Human consumption of food and agricultural products has a significant impact on the environment and the societies in the regions where they are produced. Given Europe’s large and growing land-use footprint abroad, Europe has a special responsibility to develop concepts and tools needed to achieve sustainability in an interconnected world. Different sectors, consumers, businesses and politicians are increasingly demanding more environmental and social sustainable land-use both inside and outside Europe.

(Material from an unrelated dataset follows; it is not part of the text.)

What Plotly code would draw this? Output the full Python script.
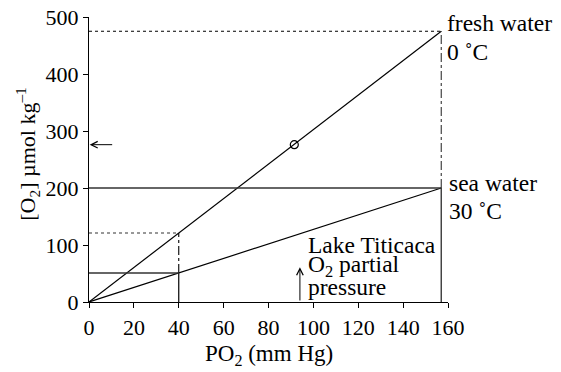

Yet, there is increasing recognition of the limitations of current research approaches to adequately understand and address the increasing complexity of land system dynamics, which are often characterised by strong non-linearity, feedback mechanisms, and local contexts, and where places of production, trade, and consumption of land-based products are increasingly separated. Land systems are increasingly coupled across large distances via flows of biomass, capital, information and regulations. Given that distal couplings are often key in shaping how land is used, a new generation of scientists and entrepreneurs is needed.
A team of researchers, coordinated by the Humboldt-Universität zu Berlin, has developed a European training network in order to better integrate research, innovation and social responsibility framed around the concept of telecoupling. COUPLED will train Early Stage Researchers (ESRs) capable of:
- understanding processes and actors that influence land-use in an increasingly interconnected world
- considering distant, unexpected feedbacks and spillovers and to account for their social and environmental impact
- fostering new and enhanced governance measures that can shape land-use couplings to deliver more sustainable outcomes of land use decisions"
Three COUPLED ESRs will do their PhD research at the IVM Environmental Geography group. Claudia Parra Paitan and Perrine Laroche are stationed at the IVM.
Claudia, supervised by Peter Verburg, "aims to develop more comprehensive assessments of the telecoupled indirect, distant and multi-scale land use impacts of global agricultural commodity chains".
Perrine, supervised by Nynke Schulp, "aims to advance knowledge about the impacts that people’s attitudes may have on ecological and socioeconomic systems in a telecoupled context".
Additionally, Floris Leijten does his PhD research at Unilever U.K., with Prof. Peter Verburg as supervisor and promotor. Floris aims to "provide new insights on how effective companies have been in reducing deforestation from their supply chains and how the future of our tropical rainforests may unfold, depending on different policy scenarios and different efforts made by the corporate world".